- PROBLEM TO WORK ON
Locate and copy all lines bearing the word "this".

- MATERIAL
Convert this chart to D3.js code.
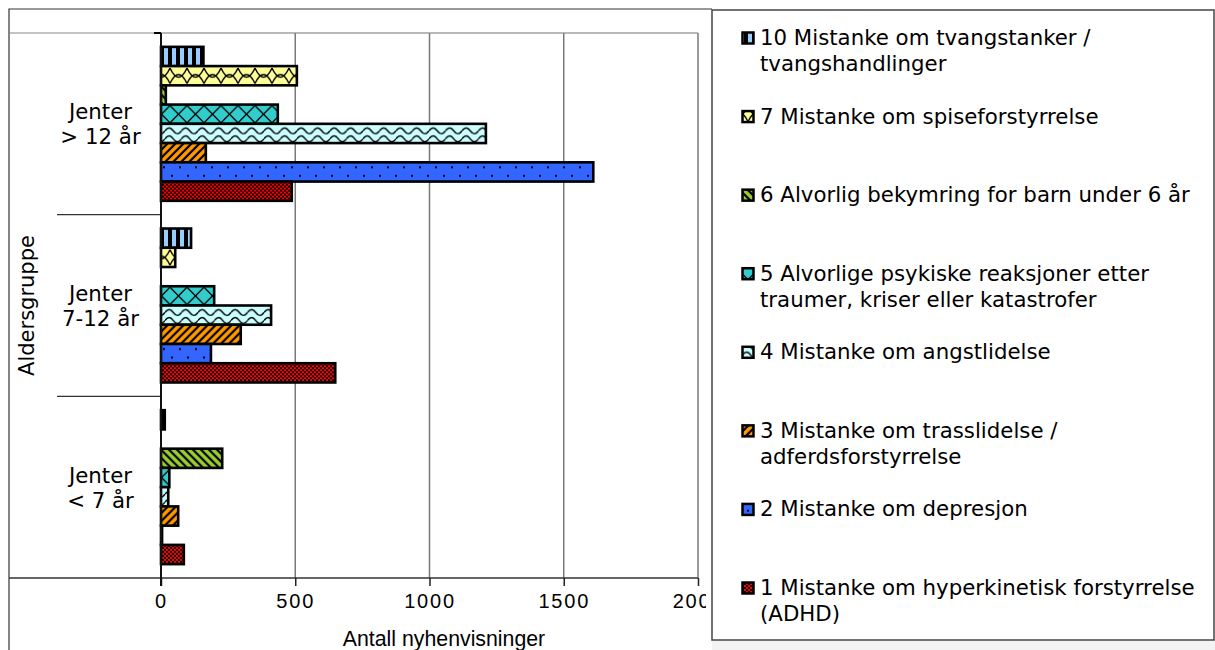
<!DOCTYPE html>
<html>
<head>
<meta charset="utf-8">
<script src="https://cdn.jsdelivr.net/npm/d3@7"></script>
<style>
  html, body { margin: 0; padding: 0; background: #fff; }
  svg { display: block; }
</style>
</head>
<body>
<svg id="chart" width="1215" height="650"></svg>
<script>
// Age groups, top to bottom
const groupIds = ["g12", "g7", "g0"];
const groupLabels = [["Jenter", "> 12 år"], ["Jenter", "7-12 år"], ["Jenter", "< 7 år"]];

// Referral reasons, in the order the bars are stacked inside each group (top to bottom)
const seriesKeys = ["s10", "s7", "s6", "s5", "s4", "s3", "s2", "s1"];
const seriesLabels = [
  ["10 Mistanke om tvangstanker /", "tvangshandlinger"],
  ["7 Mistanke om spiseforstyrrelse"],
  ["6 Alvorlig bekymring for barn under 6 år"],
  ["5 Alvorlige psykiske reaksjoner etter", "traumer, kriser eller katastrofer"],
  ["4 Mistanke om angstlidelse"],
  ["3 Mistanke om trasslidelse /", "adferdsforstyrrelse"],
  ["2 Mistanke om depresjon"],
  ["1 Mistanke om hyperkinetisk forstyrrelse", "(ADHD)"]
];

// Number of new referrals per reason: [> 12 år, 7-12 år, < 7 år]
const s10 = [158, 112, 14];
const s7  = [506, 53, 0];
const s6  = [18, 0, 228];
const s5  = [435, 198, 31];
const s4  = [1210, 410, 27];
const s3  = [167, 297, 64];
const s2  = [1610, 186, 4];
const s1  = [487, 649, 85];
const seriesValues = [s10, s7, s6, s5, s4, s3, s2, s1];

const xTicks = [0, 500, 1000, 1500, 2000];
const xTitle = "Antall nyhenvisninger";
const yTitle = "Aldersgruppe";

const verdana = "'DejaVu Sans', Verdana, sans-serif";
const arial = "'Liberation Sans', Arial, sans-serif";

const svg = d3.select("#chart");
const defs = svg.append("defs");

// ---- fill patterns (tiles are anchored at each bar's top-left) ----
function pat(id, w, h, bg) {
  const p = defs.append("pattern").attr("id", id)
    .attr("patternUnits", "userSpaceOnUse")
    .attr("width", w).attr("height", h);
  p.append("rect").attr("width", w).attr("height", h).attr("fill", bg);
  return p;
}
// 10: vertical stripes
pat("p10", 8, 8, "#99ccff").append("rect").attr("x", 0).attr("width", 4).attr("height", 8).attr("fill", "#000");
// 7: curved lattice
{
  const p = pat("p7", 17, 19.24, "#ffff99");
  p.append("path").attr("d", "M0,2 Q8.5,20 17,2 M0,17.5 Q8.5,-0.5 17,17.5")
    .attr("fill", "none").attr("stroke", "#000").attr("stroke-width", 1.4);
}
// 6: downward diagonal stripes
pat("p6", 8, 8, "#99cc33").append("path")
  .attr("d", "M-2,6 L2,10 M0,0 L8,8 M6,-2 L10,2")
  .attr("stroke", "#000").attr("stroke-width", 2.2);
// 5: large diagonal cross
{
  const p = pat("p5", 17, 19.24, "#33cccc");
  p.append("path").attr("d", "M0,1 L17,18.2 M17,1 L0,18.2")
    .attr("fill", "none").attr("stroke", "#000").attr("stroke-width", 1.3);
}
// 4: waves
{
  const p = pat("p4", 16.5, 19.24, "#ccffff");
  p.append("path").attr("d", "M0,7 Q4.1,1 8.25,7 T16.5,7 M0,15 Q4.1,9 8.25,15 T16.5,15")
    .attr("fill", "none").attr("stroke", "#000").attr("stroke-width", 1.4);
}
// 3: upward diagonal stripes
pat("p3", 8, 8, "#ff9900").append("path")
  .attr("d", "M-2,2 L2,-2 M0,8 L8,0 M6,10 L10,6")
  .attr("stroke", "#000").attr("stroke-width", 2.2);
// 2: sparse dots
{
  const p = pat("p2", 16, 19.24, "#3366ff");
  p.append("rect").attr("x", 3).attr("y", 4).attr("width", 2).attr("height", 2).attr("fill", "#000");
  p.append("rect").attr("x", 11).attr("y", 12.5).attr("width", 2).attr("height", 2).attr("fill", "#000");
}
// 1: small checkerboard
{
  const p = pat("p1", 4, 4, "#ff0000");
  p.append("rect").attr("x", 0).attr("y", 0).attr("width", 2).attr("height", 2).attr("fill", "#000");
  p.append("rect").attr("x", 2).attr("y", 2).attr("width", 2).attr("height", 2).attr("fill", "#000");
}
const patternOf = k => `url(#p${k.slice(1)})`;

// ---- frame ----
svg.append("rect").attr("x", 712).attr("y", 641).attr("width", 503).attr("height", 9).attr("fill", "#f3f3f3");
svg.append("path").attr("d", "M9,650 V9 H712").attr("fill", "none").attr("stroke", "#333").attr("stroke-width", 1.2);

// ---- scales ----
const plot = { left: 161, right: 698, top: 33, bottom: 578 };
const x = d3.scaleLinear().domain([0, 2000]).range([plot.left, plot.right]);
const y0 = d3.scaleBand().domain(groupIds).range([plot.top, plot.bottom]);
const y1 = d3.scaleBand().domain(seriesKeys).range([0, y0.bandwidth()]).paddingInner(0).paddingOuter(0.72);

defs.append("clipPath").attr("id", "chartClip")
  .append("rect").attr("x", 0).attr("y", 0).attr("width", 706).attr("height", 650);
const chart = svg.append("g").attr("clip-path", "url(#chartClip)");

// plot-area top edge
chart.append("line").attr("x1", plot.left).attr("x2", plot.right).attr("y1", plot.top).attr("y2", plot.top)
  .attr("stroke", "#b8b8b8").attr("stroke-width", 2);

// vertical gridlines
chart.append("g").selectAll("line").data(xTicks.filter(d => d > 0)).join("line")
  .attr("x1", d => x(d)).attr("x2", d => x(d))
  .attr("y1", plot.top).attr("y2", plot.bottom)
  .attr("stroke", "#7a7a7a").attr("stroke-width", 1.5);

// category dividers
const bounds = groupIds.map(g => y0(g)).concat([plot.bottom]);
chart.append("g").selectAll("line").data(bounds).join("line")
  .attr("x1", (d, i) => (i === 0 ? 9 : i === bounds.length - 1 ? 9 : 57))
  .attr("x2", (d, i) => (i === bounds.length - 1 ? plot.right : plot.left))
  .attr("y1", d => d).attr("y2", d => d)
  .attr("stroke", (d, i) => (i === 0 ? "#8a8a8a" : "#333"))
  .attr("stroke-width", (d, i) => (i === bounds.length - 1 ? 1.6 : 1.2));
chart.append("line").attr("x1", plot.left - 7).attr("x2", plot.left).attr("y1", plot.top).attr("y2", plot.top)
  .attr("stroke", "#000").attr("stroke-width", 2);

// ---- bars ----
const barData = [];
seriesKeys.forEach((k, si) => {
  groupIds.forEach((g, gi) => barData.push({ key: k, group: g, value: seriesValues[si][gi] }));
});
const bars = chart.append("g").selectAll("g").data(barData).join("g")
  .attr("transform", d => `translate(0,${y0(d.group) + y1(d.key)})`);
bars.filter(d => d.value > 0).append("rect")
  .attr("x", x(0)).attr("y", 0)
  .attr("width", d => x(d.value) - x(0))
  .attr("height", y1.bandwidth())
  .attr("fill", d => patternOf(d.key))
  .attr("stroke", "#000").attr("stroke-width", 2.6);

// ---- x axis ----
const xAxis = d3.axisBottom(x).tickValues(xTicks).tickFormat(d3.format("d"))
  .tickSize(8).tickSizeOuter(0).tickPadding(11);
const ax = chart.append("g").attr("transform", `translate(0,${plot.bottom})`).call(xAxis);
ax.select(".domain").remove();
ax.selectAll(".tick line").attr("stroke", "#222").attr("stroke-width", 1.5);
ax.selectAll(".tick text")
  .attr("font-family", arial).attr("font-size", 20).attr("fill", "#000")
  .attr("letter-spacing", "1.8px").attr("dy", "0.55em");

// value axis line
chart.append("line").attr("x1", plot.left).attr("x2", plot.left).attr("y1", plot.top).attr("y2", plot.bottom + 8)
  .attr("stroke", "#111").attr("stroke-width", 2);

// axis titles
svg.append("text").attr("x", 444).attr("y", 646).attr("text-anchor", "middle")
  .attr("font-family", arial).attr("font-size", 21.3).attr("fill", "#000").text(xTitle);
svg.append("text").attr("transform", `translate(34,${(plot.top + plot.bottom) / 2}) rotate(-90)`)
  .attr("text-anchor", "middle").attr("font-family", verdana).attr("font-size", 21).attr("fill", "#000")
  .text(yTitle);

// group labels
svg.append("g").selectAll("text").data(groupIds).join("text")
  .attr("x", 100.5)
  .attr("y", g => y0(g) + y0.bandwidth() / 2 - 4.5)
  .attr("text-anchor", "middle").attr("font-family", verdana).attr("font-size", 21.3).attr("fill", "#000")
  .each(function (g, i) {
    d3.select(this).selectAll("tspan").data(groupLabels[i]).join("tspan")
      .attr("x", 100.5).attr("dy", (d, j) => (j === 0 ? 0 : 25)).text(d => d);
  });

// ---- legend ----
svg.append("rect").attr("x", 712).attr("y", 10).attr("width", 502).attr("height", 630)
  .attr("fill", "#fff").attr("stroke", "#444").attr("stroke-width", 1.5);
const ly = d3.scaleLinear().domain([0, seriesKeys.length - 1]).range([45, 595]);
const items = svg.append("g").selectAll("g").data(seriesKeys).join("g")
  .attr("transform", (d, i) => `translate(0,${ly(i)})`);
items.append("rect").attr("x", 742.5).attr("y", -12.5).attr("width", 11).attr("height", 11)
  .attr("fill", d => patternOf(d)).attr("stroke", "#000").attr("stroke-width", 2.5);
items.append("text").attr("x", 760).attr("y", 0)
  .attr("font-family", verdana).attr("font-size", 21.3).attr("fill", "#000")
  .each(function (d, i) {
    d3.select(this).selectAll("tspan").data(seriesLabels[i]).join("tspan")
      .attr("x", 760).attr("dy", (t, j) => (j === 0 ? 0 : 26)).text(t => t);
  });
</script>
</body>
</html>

- RESULT OF THE EXERCISE
Convert this chart to D3.js code.
    d3.select(this).selectAll("tspan").data(groupLabels[i]).join("tspan")
    d3.select(this).selectAll("tspan").data(seriesLabels[i]).join("tspan")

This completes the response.